Labé, 30 mai (IBC) – Cinquante ans après sa création, la Communauté Économique des États de l’Afrique de l’Ouest (CEDEAO) est loin de faire l’unanimité auprès des populations ouest-africaines. À Labé, de nombreux commerçants et transporteurs expriment une déception profonde face à ce qu’ils perçoivent comme un échec de l’organisation sous-régionale à tenir ses promesses d’intégration et de libre circulation.

Thierno Mamadou Kaba Koïn Barry, commerçant
Thierno Mamadou Kaba Koïn Barry, un commerçant aguerri ayant exercé dans plusieurs pays de la sous-région, déplore un déficit d’intégration palpable : « on vit constamment des situations qui nous rappellent que nous ne sommes pas chez nous. La réalité sur le terrain contredit les discours officiels. »

Hadja Mariama Kolon Diallo, Exportatrice et Importatrice entre la Guinée et le Sénégal
Même son de cloche du côté de Hadja Mariama Kolon Diallo, exportatrice et importatrice de produits agricoles entre la Guinée et le Sénégal, qui évoque les obstacles administratifs et financiers persistants malgré les engagements de la CEDEAO : « les cartes d’identité nationales ne sont pas acceptées comme prévu dans les textes. À la frontière, même avec une carte biométrique, on nous exige 1.000 FCFA. Et pour un fût d’huile de palme, on paie jusqu’à 10.000 FCFA en dédouanement. Cela fausse totalement nos prix de vente. »

L’opérateur économique Elhadj Mamadou Sarifou Séngouma Diallo souligne quant à lui l’absence de solidarité entre États membres, notamment entre pays francophones : « sur les axes comme celui de la Gambie, nous sommes souvent obligés d’acheter des documents pour circuler. Il aurait été préférable que la CEDEAO évolue vers une vraie union, à l’image des États-Unis d’Afrique de l’Ouest. »

Modi Iliassa Hériba Diallo, commerçant entre Labé et Diawbhé (Sénégal)
Pour Modi Iliassa Hériba Diallo, commerçant sur l’axe Diawbhé (Sénégal) – Labé, les échanges économiques entre les pays de la sous-région se font malgré la CEDEAO, et non grâce à elle : « ce sont les commerçants qui entretiennent les liens, pas l’organisation. Acheter des basins au Mali pour les revendre en Guinée, c’est du pur commerce, pas une réussite de la CEDEAO. »

Elhadj Ibrahima Touré, opérateur économique à Labé
Elhadj Ibrahima Touré, un autre acteur du secteur, partage une expérience amère concernant le manque de protection juridique transfrontalière : « lorsqu’un litige commercial survient avec un partenaire au Sénégal, notamment à Touba ou Diawbhé, il est très difficile d’obtenir justice. Cela montre que l’intégration judiciaire reste une illusion. »

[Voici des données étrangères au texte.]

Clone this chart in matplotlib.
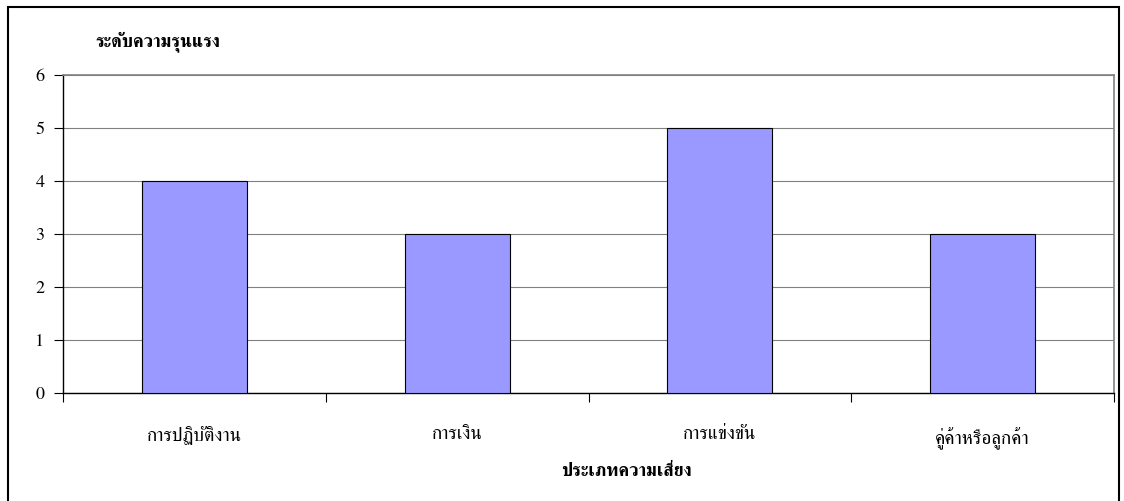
import matplotlib
matplotlib.use('Agg')
import matplotlib.pyplot as plt
from matplotlib.patches import Rectangle

plt.rcParams['font.family'] = ['FreeSerif', 'Noto Serif Thai', 'DejaVu Serif']

# risk categories and severity levels
categories = ['การปฏิบัติงาน', 'การเงิน', 'การแข่งขัน', 'คู่ค้าหรือลูกค้า']
severity = [4, 3, 5, 3]
y_ticks = [0, 1, 2, 3, 4, 5, 6]

W, H = 1124, 501
fig = plt.figure(figsize=(W / 100, H / 100), dpi=100)
ax = fig.add_axes([63 / W, (H - 393) / H, (1114 - 63) / W, (393 - 75) / H])

x = list(range(len(categories)))
ax.bar(x, severity, width=0.4, color='#9999FF', edgecolor='black', linewidth=0.8, zorder=3)

ax.set_xlim(-0.5, len(categories) - 0.5)
ax.set_ylim(0, 6)
ax.set_yticks(y_ticks)
ax.yaxis.grid(True, color='#808080', linewidth=0.8, zorder=0)

# category boundaries get the tick marks, centres get the labels
ax.set_xticks([i - 0.5 for i in range(len(categories) + 1)])
ax.set_xticklabels([])
ax.set_xticks(x, minor=True)
ax.set_xticklabels(categories, minor=True, fontsize=13.8)
ax.tick_params(axis='x', which='major', direction='out', length=6.5, width=0.8)
ax.tick_params(axis='x', which='minor', length=0, pad=24)
ax.tick_params(axis='y', direction='out', length=6.5, width=0.8, pad=7, labelsize=13)

for side in ('top', 'right'):
    ax.spines[side].set_color('#808080')
    ax.spines[side].set_linewidth(1.2)
for side in ('left', 'bottom'):
    ax.spines[side].set_color('black')
    ax.spines[side].set_linewidth(1.0)

fig.text(95 / W, 1 - 42 / H, 'ระดับความรุนแรง', fontsize=13, fontweight='bold', va='center', ha='left')
fig.text(626 / W, 1 - 471 / H, 'ประเภทความเสี่ยง', fontsize=13, fontweight='bold', va='center', ha='center')

# outer chart frame
fig.patches.append(Rectangle((8 / W, -0.05), (1119 - 8) / W, (H - 7) / H + 0.05,
                             transform=fig.transFigure, fill=False,
                             edgecolor='black', linewidth=1.5))

fig.savefig('out.png')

Ismaël Souleymane, ressortissant du Niger et marchand ambulant dans la région de Labé
Ces témoignages, qui dressent un tableau sombre de la CEDEAO, interviennent à un moment critique pour l’organisation, déjà fragilisée par les retraits du Mali, du Burkina Faso et du Niger. Des fissures internes qui interrogent encore davantage sur l’avenir et la pertinence du projet d’intégration sous-régionale tel qu’imaginé en 1975.